John McCarthy, executive director of the CIP project at George Mason University School of Law, says it's critical for the university to have an alliance with an organization such as CSIA to provide a real-world outlook as it develops critical infrastructure and homeland security programs.

"What Paul and his group bring is a perspective and needs from the industry's view that researchers don't have on a routine basis," he says. "The goal of programs like CIP is to align research objectives with the needs articulated by the industry and government."

Yet other security experts are more skeptical of CSIA. When it launched, Andrew Braunberg, analyst at market-research firm Current Analysis, said the organization might be more of a mechanism to make it easier for its vendor members to sell into government accounts, a criticism Kurtz flatly rejects. "I'm not here trying to advance particular contracts for firms or working with appropriations people on the hill to get contracts for our firms," he insists.

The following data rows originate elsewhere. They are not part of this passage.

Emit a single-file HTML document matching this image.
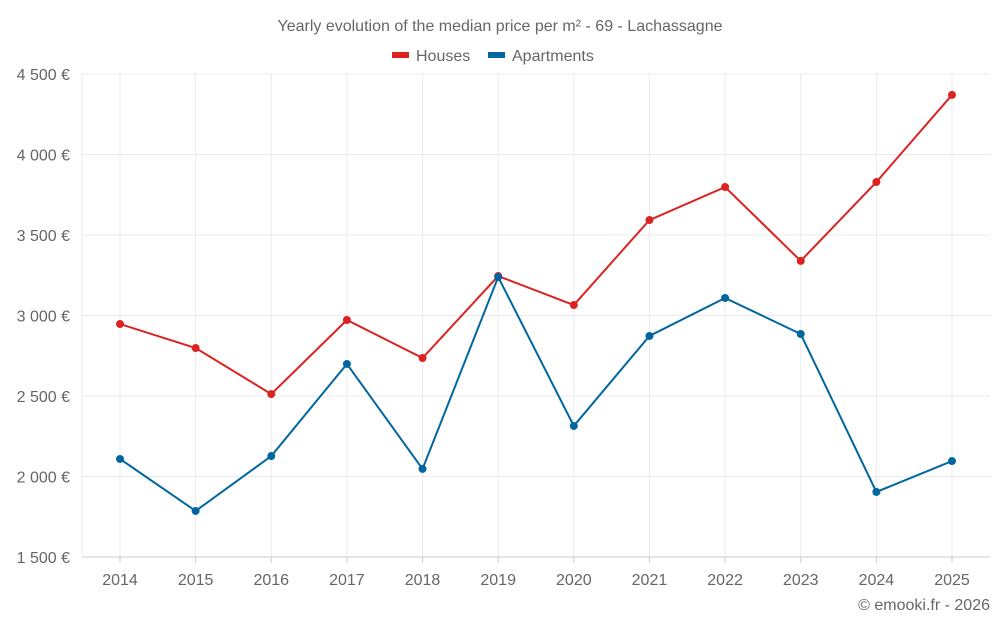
<!DOCTYPE html>
<html><head><meta charset="utf-8"><style>
body{margin:0;background:#fff;font-family:"Liberation Sans",sans-serif}
svg text{font-family:"Liberation Sans",sans-serif;fill:#666}
</style></head><body>
<svg id="chart" width="1000" height="625" xmlns="http://www.w3.org/2000/svg">
<text x="500" y="31" text-anchor="middle" font-size="16">Yearly evolution of the median price per m² - 69 - Lachassagne</text>
<g><rect x="392" y="52" width="17" height="6" fill="#dd2222"/><text x="416" y="61" font-size="16">Houses</text></g>
<g><rect x="488" y="52" width="17" height="6" fill="#0066a0"/><text x="512" y="61" font-size="16">Apartments</text></g>
<g id="grid"></g><g id="axes"></g><g id="series"></g>
<text x="990" y="610" text-anchor="end" font-size="16">© emooki.fr - 2026</text>
</svg>
<script>
const years=["2014","2015","2016","2017","2018","2019","2020","2021","2022","2023","2024","2025"];
const houses=[2947,2798,2512,2972,2736,3245,3065,3593,3798,3339,3829,4370];
const apartments=[2109,1786,2127,2699,2047,3239,2314,2873,3109,2885,1904,2096];
const yTicks=[1500,2000,2500,3000,3500,4000,4500];
const yTickLabels=["1 500 €","2 000 €","2 500 €","3 000 €","3 500 €","4 000 €","4 500 €"];
const L=82,R=990,T=74,B=557,NS="http://www.w3.org/2000/svg";
const y=v=>B-(v-1500)/3000*(B-T);
const x=i=>120+i*(952-120)/(years.length-1);
function mk(tag,at,parent){const e=document.createElementNS(NS,tag);for(const k in at)e.setAttribute(k,at[k]);document.getElementById(parent).appendChild(e);return e;}
yTicks.forEach((v,i)=>{
 const g=mk('line',{x1:L,x2:R,y1:y(v),y2:y(v),stroke:'#ebebeb'},'grid');
 
 
 const t=mk('text',{x:70,y:y(v)+6,'text-anchor':'end','font-size':16},'axes');
 t.textContent=yTickLabels[i];
 
 
});
years.forEach((yr,i)=>{
 const g=mk('line',{x1:x(i),x2:x(i),y1:T,y2:B,stroke:'#ebebeb'},'grid');
 
 
 const k=mk('line',{x1:x(i),x2:x(i),y1:B,y2:B+6,stroke:'#ccc'},'axes');
 
 
 const t=mk('text',{x:x(i),y:585,'text-anchor':'middle','font-size':16},'axes');
 t.textContent=yr;
 
 
});
const ax=mk('line',{x1:L,x2:R,y1:B,y2:B,stroke:'#ccc'},'axes');


const ay=mk('line',{x1:L,x2:L,y1:T,y2:B,stroke:'#ebebeb'},'axes');


[[houses,'#dd2222','houses'],[apartments,'#0066a0','apartments']].forEach(([d,c,n])=>{
 const p=mk('polyline',{points:d.map((v,i)=>x(i)+','+y(v)).join(' '),fill:'none',stroke:c,'stroke-width':2},'series');
 
 
 d.forEach((v,i)=>{
  const m=mk('circle',{cx:x(i),cy:y(v),r:4,fill:c},'series');
  
  
 });
});
</script>
</body></html>
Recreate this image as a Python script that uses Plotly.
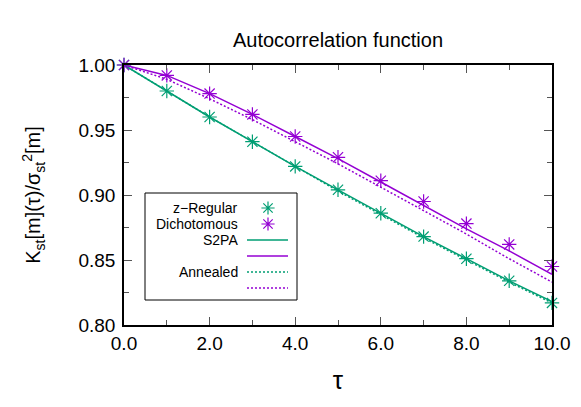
import plotly.graph_objects as go

tau = [0, 1, 2, 3, 4, 5, 6, 7, 8, 9, 10]
zreg_sim = [1.0, 0.980, 0.960, 0.941, 0.922, 0.904, 0.886, 0.868, 0.851, 0.834, 0.817]
dich_sim = [1.0, 0.992, 0.978, 0.962, 0.945, 0.929, 0.911, 0.895, 0.878, 0.862, 0.845]
zreg_s2pa = [1.0, 0.980, 0.960, 0.941, 0.922, 0.904, 0.886, 0.868, 0.851, 0.834, 0.818]
dich_s2pa = [1.0, 0.992, 0.978, 0.962, 0.945, 0.928, 0.910, 0.892, 0.874, 0.857, 0.839]
zreg_ann = [1.0, 0.980, 0.960, 0.941, 0.922, 0.903, 0.885, 0.867, 0.850, 0.833, 0.817]
dich_ann = [1.0, 0.989, 0.974, 0.958, 0.941, 0.924, 0.906, 0.888, 0.870, 0.851, 0.833]
legend_labels = ["z\u2212Regular", "Dichotomous", "S2PA", "", "Annealed", ""]

GREEN = "#009e73"
PURPLE = "#9400d3"
FONT = "Liberation Sans, Arial, sans-serif"
DOT = "2px,2px"

# page offset (body margin) compensation
OFF = 8
W, H = 581 - OFF, 407 - OFF
L, R, T, B = 124, 552, 65, 325  # plot area in page pixels

def mk(color):
    return dict(symbol="asterisk-open", size=12, color=color, line=dict(color=color, width=1.2))

fig = go.Figure()
fig.add_trace(go.Scatter(x=tau, y=zreg_s2pa, mode="lines", line=dict(color=GREEN, width=1.5)))
fig.add_trace(go.Scatter(x=tau, y=dich_s2pa, mode="lines", line=dict(color=PURPLE, width=1.5)))
fig.add_trace(go.Scatter(x=tau, y=zreg_ann, mode="lines", line=dict(color=GREEN, width=1.5, dash=DOT)))
fig.add_trace(go.Scatter(x=tau, y=dich_ann, mode="lines", line=dict(color=PURPLE, width=1.5, dash=DOT)))
fig.add_trace(go.Scatter(x=tau, y=zreg_sim, mode="markers", marker=mk(GREEN), cliponaxis=False))
fig.add_trace(go.Scatter(x=tau, y=dich_sim, mode="markers", marker=mk(PURPLE), cliponaxis=False))

# --- gnuplot-style key (paper coordinates) ---
def px(xp):
    return (xp - L) / (R - L)
def py(yp):
    return (B - yp) / (B - T)

fig.add_shape(type="rect", xref="paper", yref="paper",
              x0=px(145), x1=px(297), y0=py(300), y1=py(193),
              line=dict(color="black", width=1), fillcolor="rgba(0,0,0,0)", layer="above")
rows = [208, 224, 240, 256, 272, 288]
for lab, yy in zip(legend_labels, rows):
    if lab:
        fig.add_annotation(xref="paper", yref="paper", x=px(240), y=py(yy), text=lab,
                           showarrow=False, xanchor="right", yanchor="middle",
                           font=dict(family=FONT, size=14, color="black"))
line_specs = [(rows[2], GREEN, "solid"), (rows[3], PURPLE, "solid"),
              (rows[4], GREEN, DOT), (rows[5], PURPLE, DOT)]
for yy, c, d in line_specs:
    fig.add_shape(type="line", xref="paper", yref="paper", x0=px(247), x1=px(288),
                  y0=py(yy), y1=py(yy), line=dict(color=c, width=1.5, dash=d), layer="above")
fig.add_trace(go.Scatter(x=[px(268), px(268)], y=[py(rows[0]), py(rows[1])], xaxis="x2", yaxis="y2",
                         mode="markers", cliponaxis=False,
                         marker=dict(symbol="asterisk-open", size=11, color=[GREEN, PURPLE],
                                     line=dict(color=[GREEN, PURPLE], width=1.2))))

fig.update_layout(
    width=W, height=H,
    margin=dict(l=L - OFF, r=W + OFF - R, t=T - OFF, b=H + OFF - B, autoexpand=False),
    plot_bgcolor="white", paper_bgcolor="white",
    showlegend=False,
    font=dict(family=FONT, color="black"),
    title=dict(text="Autocorrelation function", x=0.5, xref="paper", xanchor="center",
               y=1 - (40 - OFF) / H, yanchor="middle", font=dict(size=20, family=FONT)),
    xaxis=dict(range=[0, 10], tickvals=[0, 2, 4, 6, 8, 10], tickformat=".1f",
               ticks="inside", ticklen=8, tickcolor="#555", tickwidth=1,
               minor=dict(ticks="inside", dtick=1, ticklen=5, tickcolor="#555"),
               showline=True, linecolor="black", linewidth=1.5, mirror="allticks",
               showgrid=False, zeroline=False,
               tickfont=dict(size=19, family=FONT),
               title=dict(text="\u03c4", font=dict(size=26, family=FONT), standoff=18)),
    yaxis=dict(range=[0.80, 1.00], tickvals=[0.80, 0.85, 0.90, 0.95, 1.00], tickformat=".2f",
               ticks="inside", ticklen=8, tickcolor="#555", tickwidth=1,
               minor=dict(ticks="inside", dtick=0.025, ticklen=5, tickcolor="#555"),
               showline=True, linecolor="black", linewidth=1.5, mirror="allticks",
               showgrid=False, zeroline=False, ticklabelstandoff=3,
               tickfont=dict(size=19, family=FONT),
               title=dict(text="K<sub>st</sub>[m](\u03c4)/\u03c3<sub>st</sub><sup>2</sup>[m]",
                          font=dict(size=20, family=FONT), standoff=32)),
    xaxis2=dict(range=[0, 1], overlaying="x", visible=False, fixedrange=True),
    yaxis2=dict(range=[0, 1], overlaying="y", visible=False, fixedrange=True),
)

fig.write_html("out.html")
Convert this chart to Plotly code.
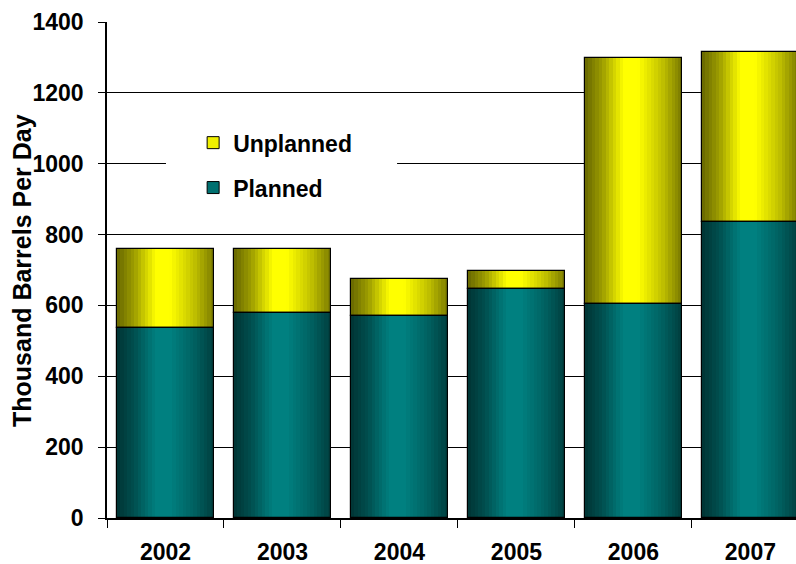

Bruce Schneier, CTO at Counterpane Internet Security, was one industry professional who opted against joining CSIA. "The world does not need more lobbying groups," he explains.

CSIA has a great opportunity to boost cybersecurity by promoting the idea that government should lead by example in its procurement practices, says Alan Paller, director of research at the SANS Institute. "But some of the officers of some of the member companies are hooked on the 'any government action is bad' mantra," he claims.

"If that's the theme, then all they're doing is reinforcing the argument that government should stay out of security when in fact government leadership in security is the only lever there is."

The idea of government leading by example through procurement isn't new and is one CSIA plans to encourage, states Kurtz.

CSIA also intends to expand its membership. In June, it launched an affiliate member program for small security firms and large IT enterprises that provide operating or networking systems or systems integration.

Just as with his previous work, cybersecurity requires the translation of extremely technical issues into policy terms. It's a challenge Kurtz relishes.